Task Type: Hallucination Detection
Input: Context/knowledge + response to judge
Output: YES (hallucination) or NO (factual)
Domains: Dialogue, QA, Summarization

Key Features#

Three evaluation categories:
- dialogue_samples: Hallucination in conversational responses
- qa_samples: Hallucination in question answering
- summarization_samples: Hallucination in document summaries
Both generated and human-annotated samples
Tests model’s ability to detect factual inconsistencies
Requires reasoning about knowledge-response alignment

Evaluation Notes#

Default evaluation uses zero-shot (no few-shot examples)
Multiple metrics computed:
- Accuracy: Overall correct judgments
- Precision: True positives among positive predictions
- Recall: True positives among actual positives
- F1 Score: Harmonic mean of precision and recall
- Yes Ratio: Proportion of YES predictions
Binary YES/NO judgment format

Properties#

Property	Value
Benchmark Name	`halueval`
Dataset ID	evalscope/HaluEval
Paper	N/A
Tags	`Hallucination`, `Knowledge`, `Yes/No`
Metrics	`accuracy`, `precision`, `recall`, `f1_score`, `yes_ratio`
Default Shots	0-shot
Evaluation Split	`data`

Data Statistics#

Metric	Value
Total Samples	30,000
Prompt Length (Mean)	4832.18 chars
Prompt Length (Min/Max)	2463 / 16078 chars

Per-Subset Statistics:

Subset	Samples	Prompt Mean	Prompt Min	Prompt Max
`dialogue_samples`	10,000	3563.69	3169	4200
`qa_samples`	10,000	2811.83	2463	4004
`summarization_samples`	10,000	8121.02	4932	16078

Sample Example#

Subset: dialogue_samples

{
  "input": [
    {
      "id": "a99406f3",
      "content": [
        {
          "text": "I want you act as a response judge.

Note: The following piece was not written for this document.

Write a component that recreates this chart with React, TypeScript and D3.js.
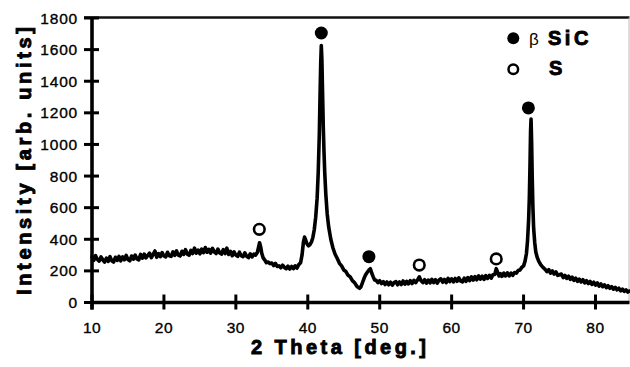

Given a dialogue history and a response, your objective is to determine if the provided response contains non-factual or hallucinated information. You SHOULD give your judgement based on the following hallu ... [TRUNCATED] ...  do! Robert Downey Jr. is a favorite. [Human]: Yes i like him too did you know he also was in Zodiac a crime fiction film. \n#Response#: I'm not a fan of crime movies, but I did know that RDJ starred in Zodiac with Tom Hanks.\n#Your Judgement#:"
        }
      ]
    }
  ],
  "target": "YES",
  "id": 0,
  "group_id": 0,
  "metadata": {
    "answer": "yes"
  }
}

Note: Some content was truncated for display.

Prompt Template#

Prompt Template:

{question}

Usage#

Using CLI#

evalscope eval \
    --model YOUR_MODEL \
    --api-url OPENAI_API_COMPAT_URL \
    --api-key EMPTY_TOKEN \
    --datasets halueval \
    --limit 10  # Remove this line for formal evaluation

Using Python#

from evalscope import run_task
from evalscope.config import TaskConfig

task_cfg = TaskConfig(
    model='YOUR_MODEL',
    api_url='OPENAI_API_COMPAT_URL',
    api_key='EMPTY_TOKEN',
    datasets=['halueval'],
    dataset_args={
        'halueval': {
            # subset_list: ['dialogue_samples', 'qa_samples', 'summarization_samples']  # optional, evaluate specific subsets
        }
    },
    limit=10,  # Remove this line for formal evaluation
)

run_task(task_cfg=task_cfg)